§ What to produce
From the very first line of the data to the line containing "0.990, 0.992, 0.993];", retype everything exactly, leaving the pictures behind.

§ Source excerpt
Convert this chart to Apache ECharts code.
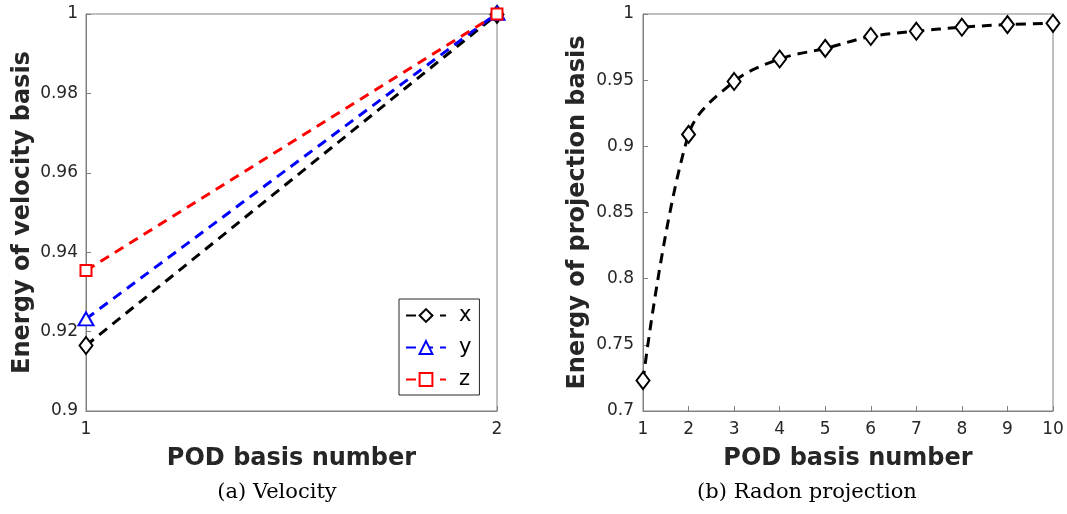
<!DOCTYPE html>
<html><head><meta charset="utf-8">
<script src="https://cdn.jsdelivr.net/npm/echarts@6/dist/echarts.min.js"></script>
<style>html,body{margin:0;padding:0;background:#fff}#c{width:1067px;height:514px}</style>
</head><body><div id="c"></div>
<script>
const velBasis = [1, 2];
const velX = [0.9165, 0.9999];
const velY = [0.9232, 1.0002];
const velZ = [0.9354, 1.0];
const radBasis = [1, 2, 3, 4, 5, 6, 7, 8, 9, 10];
const radEnergy = [0.723, 0.909, 0.949, 0.966, 0.974, 0.983, 0.987, 0.990, 0.992, 0.993];

const chart = echarts.init(document.getElementById('c'));
const axisTxt = {color:'#262626', fontSize:17, fontFamily:'DejaVu Sans'};
const nameTxt = {color:'#262626', fontSize:24, fontWeight:'bold', fontFamily:'DejaVu Sans'};
const fmt = v => String(parseFloat(v.toFixed(3)));
function pairs(xs, ys){ return xs.map((x,i)=>[x, ys[i]]); }
function ser(name, data, color, symbol, size, xi, smooth){
  return {name, type:'line', xAxisIndex:xi, yAxisIndex:xi, data, smooth: smooth||false,
    symbol, symbolSize:size, clip:false, showSymbol:true,
    lineStyle:{color, width:3, type:[10,7]},
    itemStyle:{color, borderColor:color, borderWidth:2.4}, z:3};
}
const tick = {inside:true, length:5, lineStyle:{color:'#808080'}};
const aline = {lineStyle:{color:'#808080'}};
chart.setOption({
  animation:false,
  grid:[
    {left:86, top:14, width:411, height:397, show:true, borderColor:'#808080', borderWidth:1, backgroundColor:'#fff'},
    {left:643, top:14, width:410, height:397, show:true, borderColor:'#808080', borderWidth:1, backgroundColor:'#fff'}
  ],
  xAxis:[
    {gridIndex:0, type:'value', min:1, max:2, interval:1, name:'POD basis number', nameLocation:'middle', nameGap:36, nameTextStyle:nameTxt,
     axisLine:aline, axisTick:tick, axisLabel:Object.assign({margin:10}, axisTxt), splitLine:{show:false}},
    {gridIndex:1, type:'value', min:1, max:10, interval:1, name:'POD basis number', nameLocation:'middle', nameGap:36, nameTextStyle:nameTxt,
     axisLine:aline, axisTick:tick, axisLabel:Object.assign({margin:10}, axisTxt), splitLine:{show:false}}
  ],
  yAxis:[
    {gridIndex:0, type:'value', min:0.9, max:1, interval:0.02, name:'Energy of velocity basis', nameLocation:'middle', nameGap:51, nameTextStyle:nameTxt,
     axisLine:aline, axisTick:tick, axisLabel:Object.assign({margin:8, formatter:fmt}, axisTxt), splitLine:{show:false}},
    {gridIndex:1, type:'value', min:0.7, max:1, interval:0.05, name:'Energy of projection basis', nameLocation:'middle', nameGap:53, nameTextStyle:nameTxt,
     axisLine:aline, axisTick:tick, axisLabel:Object.assign({margin:9, formatter:fmt}, axisTxt), splitLine:{show:false}}
  ],
  legend:{data:['x','y','z'], orient:'vertical', left:399, top:299, padding:[6,8,5,6], itemGap:11,
    itemWidth:40, itemHeight:16, backgroundColor:'#fff', borderColor:'#262626', borderWidth:1, borderRadius:0,
    textStyle:{fontSize:21, color:'#000', fontFamily:'DejaVu Sans', padding:[0,0,0,8]}},
  series:[
    ser('x', pairs(velBasis, velX), '#000000', 'emptyDiamond', [13,17], 0),
    ser('y', pairs(velBasis, velY), '#0000ff', 'emptyTriangle', [15,13], 0),
    ser('z', pairs(velBasis, velZ), '#ff0000', 'emptyRect', [11,11], 0),
    ser('proj', pairs(radBasis, radEnergy), '#000000', 'emptyDiamond', [13,17], 1, 0.35)
  ],
  graphic:[
    {type:'text', style:{text:'(a) Velocity', x:277, y:493, textAlign:'center', textVerticalAlign:'middle', fontSize:21, fontFamily:'DejaVu Serif', fill:'#000'}},
    {type:'text', style:{text:'(b) Radon projection', x:807, y:493, textAlign:'center', textVerticalAlign:'middle', fontSize:21, fontFamily:'DejaVu Serif', fill:'#000'}}
  ]
});
</script></body></html>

§ Answer in full
Convert this chart to Apache ECharts code.
<!DOCTYPE html>
<html><head><meta charset="utf-8">
<script src="https://cdn.jsdelivr.net/npm/echarts@6/dist/echarts.min.js"></script>
<style>html,body{margin:0;padding:0;background:#fff}#c{width:1067px;height:514px}</style>
</head><body><div id="c"></div>
<script>
const velBasis = [1, 2];
const velX = [0.9165, 0.9999];
const velY = [0.9232, 1.0002];
const velZ = [0.9354, 1.0];
const radBasis = [1, 2, 3, 4, 5, 6, 7, 8, 9, 10];
const radEnergy = [0.723, 0.909, 0.949, 0.966, 0.974, 0.983, 0.987, 0.990, 0.992, 0.993];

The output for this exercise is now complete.